■ SHORT TASK ■
Print word for word the first line of the listing below and every line after it, through the line with "const seriesNames = ['f0(m)". Leave out the pictures and the rest.

»»

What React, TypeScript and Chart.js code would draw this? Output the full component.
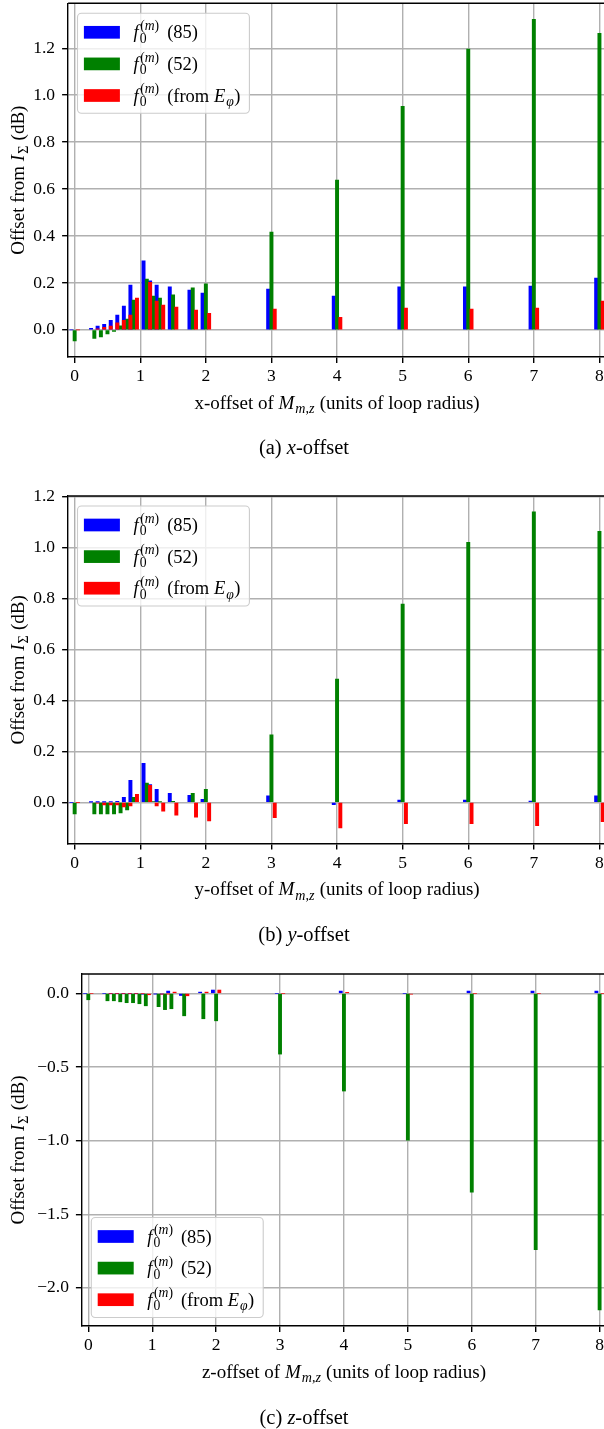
import React, { useEffect, useRef } from 'react';
import { Chart, registerables } from 'chart.js';

Chart.register(...registerables);

const FONT = '"Liberation Serif", "Times New Roman", serif';

// ---------- data ----------
const offsets = [0, 0.3, 0.4, 0.5, 0.6, 0.7, 0.8, 0.9, 1.1, 1.2, 1.3, 1.5, 1.8, 2, 3, 4, 5, 6, 7, 8];
const xTickValues = [0, 1, 2, 3, 4, 5, 6, 7, 8];
const seriesNames = ['f0(m) (85)', 'f0(m) (52)', 'f0(m) (from E_phi)'];

// (a) x-offset
const xOff85 = [0, 0.007, 0.016, 0.024, 0.041, 0.063, 0.101, 0.191, 0.294, 0.209, 0.191, 0.183, 0.17, 0.157, 0.174, 0.144, 0.183, 0.183, 0.187, 0.221];
const xOff52 = [-0.047, -0.036, -0.03, -0.017, -0.006, 0.017, 0.046, 0.127, 0.217, 0.144, 0.136, 0.149, 0.179, 0.196, 0.417, 0.638, 0.953, 1.196, 1.323, 1.264];
const xOffEphi = [0, 0.005, 0.011, 0.016, 0.03, 0.041, 0.063, 0.136, 0.203, 0.123, 0.106, 0.097, 0.084, 0.071, 0.089, 0.054, 0.093, 0.089, 0.093, 0.123];

// (b) y-offset
const yOff85 = [0, 0.001, 0.001, 0.001, 0.002, 0.004, 0.02, 0.086, 0.153, 0.07, 0.051, 0.035, 0.027, 0.012, 0.025, -0.009, 0.009, 0.009, 0.005, 0.025];
const yOff52 = [-0.046, -0.046, -0.046, -0.046, -0.046, -0.042, -0.03, 0.02, 0.075, 0.003, 0.002, 0.004, 0.035, 0.051, 0.265, 0.484, 0.778, 1.02, 1.14, 1.063];
const yOffEphi = [0, -0.003, -0.01, -0.01, -0.01, -0.018, -0.014, 0.031, 0.067, -0.014, -0.035, -0.05, -0.058, -0.073, -0.06, -0.1, -0.084, -0.084, -0.092, -0.076];

// (c) z-offset
const zOff85 = [0, 0, 0, 0, 0, 0, 0, -0.005, -0.003, -0.004, 0.016, -0.014, 0.009, 0.023, 0, 0.016, 0, 0.016, 0.016, 0.016];
const zOff52 = [-0.043, -0.05, -0.05, -0.057, -0.063, -0.063, -0.07, -0.084, -0.09, -0.11, -0.104, -0.152, -0.172, -0.186, -0.412, -0.663, -0.996, -1.35, -1.74, -2.15];
const zOffEphi = [0, 0, 0, 0, 0, 0, 0, -0.009, -0.004, -0.003, 0.009, -0.016, 0.009, 0.023, 0, 0.007, -0.005, 0, 0, 0];

const yTicksA = [0, 0.2, 0.4, 0.6, 0.8, 1.0, 1.2];
const yTicksB = [0, 0.2, 0.4, 0.6, 0.8, 1.0, 1.2];
const yTicksC = [-2, -1.5, -1, -0.5, 0];

// ---------- style ----------
const COLORS = ['#0000ff', '#008000', '#ff0000'];
const CW = 606;
const X_MIN = -0.1;
const X_MAX = 8.1;
const BAR_W = 0.05;
const GRID = '#b0b0b0';
const LW = 1.4;

type Run = { t: string; it?: boolean };
type Tok = Run | { sub?: Run[]; sup?: Run[] } | { gap: number };

function fnt(size: number, it?: boolean) {
  return `${it ? 'italic ' : ''}${size}px ${FONT}`;
}
function runsWidth(ctx: CanvasRenderingContext2D, runs: Run[], size: number) {
  let w = 0;
  for (const r of runs) {
    ctx.font = fnt(size, r.it);
    w += ctx.measureText(r.t).width;
  }
  return w;
}
function drawRuns(ctx: CanvasRenderingContext2D, runs: Run[], x: number, y: number, size: number) {
  let cx = x;
  for (const r of runs) {
    ctx.font = fnt(size, r.it);
    ctx.fillText(r.t, cx, y);
    cx += ctx.measureText(r.t).width;
  }
}
function drawRich(ctx: CanvasRenderingContext2D, toks: Tok[], x: number, y: number, size: number, draw = true) {
  let cx = x;
  for (const tk of toks as any[]) {
    if ('t' in tk) {
      ctx.font = fnt(size, tk.it);
      if (draw) ctx.fillText(tk.t, cx, y);
      cx += ctx.measureText(tk.t).width;
    } else if ('gap' in tk) {
      cx += tk.gap;
    } else {
      const s = size * 0.74;
      const ws = tk.sub ? runsWidth(ctx, tk.sub, s) : 0;
      const wp = tk.sup ? runsWidth(ctx, tk.sup, s) : 0;
      if (draw) {
        if (tk.sub) drawRuns(ctx, tk.sub, cx + 1, y + size * 0.24, s);
        if (tk.sup) drawRuns(ctx, tk.sup, cx + 1.5, y - size * 0.45, s);
      }
      cx += Math.max(ws, wp) + 1.5;
    }
  }
  return cx - x;
}

const f0m: Tok[] = [{ t: 'f', it: true }, { sub: [{ t: '0' }], sup: [{ t: '(' }, { t: 'm', it: true }, { t: ')' }] }, { gap: 8 }];
const legendRows: Tok[][] = [
  [...f0m, { t: '(85)' }],
  [...f0m, { t: '(52)' }],
  [...f0m, { t: '(from ' }, { t: 'E', it: true }, { sub: [{ t: 'φ', it: true }] }, { t: ')' }],
];
const yTitle: Tok[] = [{ t: 'Offset from ' }, { t: 'I', it: true }, { sub: [{ t: 'Σ' }] }, { t: ' (dB)' }];
const xTitle = (letter: string): Tok[] => [
  { t: `${letter}-offset of ` },
  { t: 'M', it: true },
  { sub: [{ t: 'm', it: true }, { t: ',' }, { t: 'z', it: true }] },
  { t: ' (units of loop radius)' },
];

function roundRectPath(ctx: CanvasRenderingContext2D, x: number, y: number, w: number, h: number, r: number) {
  ctx.beginPath();
  ctx.moveTo(x + r, y);
  ctx.lineTo(x + w - r, y);
  ctx.arcTo(x + w, y, x + w, y + r, r);
  ctx.lineTo(x + w, y + h - r);
  ctx.arcTo(x + w, y + h, x + w - r, y + h, r);
  ctx.lineTo(x + r, y + h);
  ctx.arcTo(x, y + h, x, y + h - r, r);
  ctx.lineTo(x, y + r);
  ctx.arcTo(x, y, x + r, y, r);
  ctx.closePath();
}

type PanelCfg = {
  letter: string;
  vals: number[][];
  yMin: number;
  yMax: number;
  yTicks: number[];
  axTop: number;
  axBottom: number;
  axLeft: number;
  legend: 'upper' | 'lower';
};

const panels: PanelCfg[] = [
  { letter: 'x', vals: [xOff85, xOff52, xOffEphi], yMin: -0.1155, yMax: 1.3915, yTicks: yTicksA, axTop: 3.3, axBottom: 357, axLeft: 68.1, legend: 'upper' },
  { letter: 'y', vals: [yOff85, yOff52, yOffEphi], yMin: -0.162, yMax: 1.202, yTicks: yTicksB, axTop: 496, axBottom: 843.6, axLeft: 68.1, legend: 'upper' },
  { letter: 'z', vals: [zOff85, zOff52, zOffEphi], yMin: -2.259, yMax: 0.132, yTicks: yTicksC, axTop: 974, axBottom: 1326, axLeft: 81.9, legend: 'lower' },
];
const captions = [
  { tag: 'a', axis: 'x', y: 447 },
  { tag: 'b', axis: 'y', y: 934 },
  { tag: 'c', axis: 'z', y: 1417 },
];

const fmtY = (v: number) => (v < 0 ? '\u2212' : '') + Math.abs(v).toFixed(1);

function Panel({ cfg }: { cfg: PanelCfg }) {
  const ref = useRef<HTMLCanvasElement>(null);
  const canvasTop = Math.round(cfg.axTop) - 14;
  const padTop = cfg.axTop - canvasTop;
  const plotH = cfg.axBottom - cfg.axTop;
  const H = Math.round(padTop + plotH + 80);
  const xAxisH = H - padTop - plotH;

  useEffect(() => {
    const pxPerUnit = (CW - cfg.axLeft) / (X_MAX - X_MIN);
    const thick = BAR_W * pxPerUnit;
    const decor = {
      id: 'decor',
      afterDraw(chart: any) {
        const { ctx, chartArea: a } = chart;
        ctx.save();
        ctx.strokeStyle = '#000';
        ctx.lineWidth = LW;
        ctx.beginPath();
        ctx.moveTo(a.left, a.top);
        ctx.lineTo(a.right, a.top);
        ctx.stroke();
        ctx.fillStyle = '#000';
        ctx.textBaseline = 'alphabetic';
        ctx.textAlign = 'left';
        const tS = 19;
        const xt = xTitle(cfg.letter);
        const xw = drawRich(ctx, xt, 0, 0, tS, false);
        drawRich(ctx, xt, (a.left + a.right) / 2 - xw / 2, a.bottom + 45.5 + tS * 0.32, tS);
        ctx.save();
        ctx.translate(17.5, (a.top + a.bottom) / 2);
        ctx.rotate(-Math.PI / 2);
        const yw = drawRich(ctx, yTitle, 0, 0, tS, false);
        drawRich(ctx, yTitle, -yw / 2, tS * 0.32, tS);
        ctx.restore();
        // legend
        const lS = 18.5;
        const tw = Math.max(...legendRows.map((r) => drawRich(ctx, r, 0, 0, lS, false)));
        const boxW = 56 + tw + 9;
        const boxH = 100;
        const bx = a.left + 9.4;
        const by = cfg.legend === 'upper' ? a.top + 10 : a.bottom - 8.5 - boxH;
        roundRectPath(ctx, bx, by, boxW, boxH, 4);
        ctx.fillStyle = 'rgba(255,255,255,0.8)';
        ctx.fill();
        ctx.strokeStyle = '#cccccc';
        ctx.lineWidth = 1.1;
        ctx.stroke();
        legendRows.forEach((r, i) => {
          const cy = by + 19 + i * 31.6;
          ctx.fillStyle = COLORS[i];
          ctx.fillRect(bx + 6.4, cy - 6.35, 36, 12.7);
          ctx.fillStyle = '#000';
          drawRich(ctx, r, bx + 56, cy + 6, lS);
        });
        ctx.restore();
      },
    };

    const chart = new Chart(ref.current as HTMLCanvasElement, {
      type: 'bar',
      data: {
        datasets: cfg.vals.map((vals, i) => ({
          label: seriesNames[i],
          data: offsets.map((x, j) => ({ x: x + (i - 1) * BAR_W, y: vals[j] })),
          backgroundColor: COLORS[i],
          borderWidth: 0,
          grouped: false,
          barThickness: thick,
          order: 3 - i,
        })),
      } as any,
      options: {
        responsive: false,
        animation: false,
        devicePixelRatio: 1,
        layout: { padding: { top: padTop, left: 0, right: 0, bottom: 0 } },
        plugins: { legend: { display: false }, tooltip: { enabled: false }, title: { display: false } },
        scales: {
          x: {
            type: 'linear',
            min: X_MIN,
            max: X_MAX,
            offset: false,
            z: 1,
            afterBuildTicks: (s: any) => {
              s.ticks = xTickValues.map((v) => ({ value: v }));
            },
            afterFit: (s: any) => {
              s.height = xAxisH;
              s.paddingLeft = 0;
              s.paddingRight = 0;
            },
            grid: { offset: false, color: GRID, lineWidth: LW, tickColor: '#000', tickLength: 6, tickWidth: LW },
            border: { color: '#000', width: LW },
            ticks: {
              color: '#000',
              font: { family: FONT, size: 17.5 },
              padding: 3,
              maxRotation: 0,
              autoSkip: false,
              callback: (v: any) => String(v),
            },
          },
          y: {
            type: 'linear',
            min: cfg.yMin,
            max: cfg.yMax,
            z: 1,
            afterBuildTicks: (s: any) => {
              s.ticks = cfg.yTicks.map((v) => ({ value: v }));
            },
            afterFit: (s: any) => {
              s.width = cfg.axLeft;
              s.paddingTop = 0;
              s.paddingBottom = 0;
            },
            grid: { color: GRID, lineWidth: LW, tickColor: '#000', tickLength: 6, tickWidth: LW },
            border: { color: '#000', width: LW },
            ticks: {
              color: '#000',
              font: { family: FONT, size: 17.5 },
              padding: 7,
              autoSkip: false,
              callback: (v: any) => fmtY(Number(v)),
            },
          },
        },
      } as any,
      plugins: [decor],
    });
    return () => chart.destroy();
  }, []);

  return (
    <canvas
      ref={ref}
      width={CW}
      height={H}
      style={{ position: 'absolute', left: 0, top: canvasTop, width: CW, height: H, display: 'block' }}
    />
  );
}

export default function App() {
  return (
    <div style={{ position: 'absolute', left: 0, top: 0, width: 604, height: 1429, overflow: 'hidden', background: '#fff' }}>
      {panels.map((p) => (
        <Panel key={p.letter} cfg={p} />
      ))}
      {captions.map((c) => (
        <div
          key={c.tag}
          style={{
            position: 'absolute',
            left: 0,
            width: 608,
            top: c.y - 12,
            height: 24,
            lineHeight: '24px',
            textAlign: 'center',
            fontFamily: FONT,
            fontSize: 20.5,
            color: '#000',
          }}
        >
          ({c.tag}) <i>{c.axis}</i>-offset
        </div>
      ))}
    </div>
  );
}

««

■ OUTPUT ■
What React, TypeScript and Chart.js code would draw this? Output the full component.
import React, { useEffect, useRef } from 'react';
import { Chart, registerables } from 'chart.js';

Chart.register(...registerables);

const FONT = '"Liberation Serif", "Times New Roman", serif';

// ---------- data ----------
const offsets = [0, 0.3, 0.4, 0.5, 0.6, 0.7, 0.8, 0.9, 1.1, 1.2, 1.3, 1.5, 1.8, 2, 3, 4, 5, 6, 7, 8];
const xTickValues = [0, 1, 2, 3, 4, 5, 6, 7, 8];
const seriesNames = ['f0(m) (85)', 'f0(m) (52)', 'f0(m) (from E_phi)'];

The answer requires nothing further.